Aunque habláramos de maternaje (de la práctica de “criar y socializar seres humanos” ―tal como la define Carmen Magallón― que va más allá del hecho biológico) y no de maternidad, tal práctica de cuidados siempre implica un cuerpo que sostiene, que acaricia, que alimenta, que abraza, que besa; una maternidad experiencial que va más allá de la maternidad institucional prefabricada y estereotipada.
Todo me conduce hacia una crianza de resistencia que cuestiona el sistema y se cuestiona los privilegios.
En su clásico ensayo Alicia ya no. Feminismo, semiótica, cine (1984), Teresa de Lauretis reflexiona sobre los “nuevos” límites de la representación cinematográfica y habla del traspaso de “todas las fronteras entre naturaleza y cultura”, fronteras que seguimos sin traspasar, un territorio híbrido que aún no habitamos, una tierra de nadie donde bosquejar maternidades que rompan con el binarismo y las falsas dicotomías, maternidades que desde la conciencia crítica devengan estrategia de resistencia contra el patriarcado y el neoliberalismo, que sitúen la vida en el centro de la praxis política y la reflexión teórica, de la vida pública y colectiva; maternidades que no excluyan la fisicalidad ni tampoco ignoren los procesos culturales que nos construyen. Porque, como explica María Lozano Estívalis en el artículo “Representaciones y represiones en los escenarios de la maternidad”, esta “no es puramente natural ni exclusivamente cultural; implica tanto lo corporal como lo psíquico, lo consciente e inconsciente y participa en los registros de lo real, lo imaginario, y lo simbólico”.
En este mismo artículo, Lozano Estívalis, sostiene que “las posibilidades de que las paradojas culturales de la maternidad se conviertan en lugares de transformación sociopolíticos están ahí y dependerán de la implicación de todos en un ejercicio autocrítico y dialéctico. Por eso la maternidad es un reto, gracias a sus contradicciones y a las posibilidades discursivas y políticas que ofrece”.

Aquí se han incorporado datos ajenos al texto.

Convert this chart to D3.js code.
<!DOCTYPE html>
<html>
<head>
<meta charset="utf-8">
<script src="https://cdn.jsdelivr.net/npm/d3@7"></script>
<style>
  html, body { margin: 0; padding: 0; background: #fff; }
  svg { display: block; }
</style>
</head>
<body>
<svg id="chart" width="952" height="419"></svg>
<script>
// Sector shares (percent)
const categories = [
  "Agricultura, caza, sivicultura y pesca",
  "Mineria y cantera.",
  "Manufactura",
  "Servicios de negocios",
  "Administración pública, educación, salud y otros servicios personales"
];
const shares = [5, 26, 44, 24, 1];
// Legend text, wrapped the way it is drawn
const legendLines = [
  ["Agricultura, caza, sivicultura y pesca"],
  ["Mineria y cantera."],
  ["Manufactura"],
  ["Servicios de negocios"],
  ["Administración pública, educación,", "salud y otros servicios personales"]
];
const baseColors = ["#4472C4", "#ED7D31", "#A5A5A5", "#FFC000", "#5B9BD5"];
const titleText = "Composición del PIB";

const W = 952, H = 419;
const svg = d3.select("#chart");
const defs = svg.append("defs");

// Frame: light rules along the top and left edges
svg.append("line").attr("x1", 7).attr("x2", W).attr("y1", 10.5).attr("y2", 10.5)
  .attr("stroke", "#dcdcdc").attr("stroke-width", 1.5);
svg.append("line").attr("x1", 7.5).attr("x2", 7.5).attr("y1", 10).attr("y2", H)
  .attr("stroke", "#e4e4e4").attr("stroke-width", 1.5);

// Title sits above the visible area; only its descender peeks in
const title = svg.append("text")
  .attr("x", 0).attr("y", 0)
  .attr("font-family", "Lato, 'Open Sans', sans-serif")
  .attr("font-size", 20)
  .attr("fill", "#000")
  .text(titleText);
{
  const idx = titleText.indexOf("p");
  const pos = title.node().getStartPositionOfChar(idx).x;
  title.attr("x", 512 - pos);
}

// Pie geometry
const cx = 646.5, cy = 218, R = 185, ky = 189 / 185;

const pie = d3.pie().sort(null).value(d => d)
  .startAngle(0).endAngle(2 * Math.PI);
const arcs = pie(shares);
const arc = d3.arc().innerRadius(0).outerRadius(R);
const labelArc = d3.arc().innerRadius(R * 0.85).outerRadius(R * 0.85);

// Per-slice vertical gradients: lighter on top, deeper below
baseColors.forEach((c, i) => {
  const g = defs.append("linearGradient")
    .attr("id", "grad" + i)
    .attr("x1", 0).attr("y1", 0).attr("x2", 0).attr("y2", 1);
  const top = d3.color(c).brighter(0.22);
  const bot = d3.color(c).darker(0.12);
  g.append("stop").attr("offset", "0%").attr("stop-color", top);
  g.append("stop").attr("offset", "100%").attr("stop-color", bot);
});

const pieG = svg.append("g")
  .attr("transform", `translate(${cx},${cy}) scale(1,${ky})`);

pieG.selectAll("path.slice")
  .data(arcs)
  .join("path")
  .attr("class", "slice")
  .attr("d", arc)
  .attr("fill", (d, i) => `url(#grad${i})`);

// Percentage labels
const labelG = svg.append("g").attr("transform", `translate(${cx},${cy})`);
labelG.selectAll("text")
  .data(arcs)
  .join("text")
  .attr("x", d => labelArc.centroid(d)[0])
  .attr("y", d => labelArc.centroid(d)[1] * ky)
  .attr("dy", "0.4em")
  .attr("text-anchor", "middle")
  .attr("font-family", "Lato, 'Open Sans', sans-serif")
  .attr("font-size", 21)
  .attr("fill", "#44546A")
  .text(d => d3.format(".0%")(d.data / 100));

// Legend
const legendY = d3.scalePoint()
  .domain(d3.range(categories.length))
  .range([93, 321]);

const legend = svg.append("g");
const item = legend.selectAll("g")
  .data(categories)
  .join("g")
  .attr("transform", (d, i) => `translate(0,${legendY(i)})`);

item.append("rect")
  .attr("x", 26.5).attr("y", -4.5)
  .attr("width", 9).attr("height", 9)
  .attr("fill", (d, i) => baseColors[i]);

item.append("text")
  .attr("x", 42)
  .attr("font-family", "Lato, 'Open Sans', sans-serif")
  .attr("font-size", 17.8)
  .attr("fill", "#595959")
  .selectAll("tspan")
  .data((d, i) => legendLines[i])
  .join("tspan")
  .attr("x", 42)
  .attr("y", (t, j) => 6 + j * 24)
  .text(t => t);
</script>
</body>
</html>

Todo un reto, sin duda, que algunas autoras llevan tiempo explorando para diversificar los imaginarios sociales asociados a la maternidad y pensar nuevas identidades respecto a esta para redefinir “la cartografía de lo maternal” de la que habla Silvia Caporale Bizzini, pero que sigue sin anidar en lo cotidiano de nuestras prácticas de crianza y continúa sin erradicar los malestares que afloran en los grupos de pre y postparto y en nuestros cafés y cañas con amigas, primas, colegas, compañeras de lucha… Malestares cargados de culpas, apriorismos, prejuicios, obsesiones, mandatos. Corsés y cilicios con los que convivimos y que no nos permiten experimentar maternidades verdaderamente libres, placenteras, vividas y reflexionadas en colectivo, habitables, diversas y acuerpadas. Ese es mi horizonte anhelado.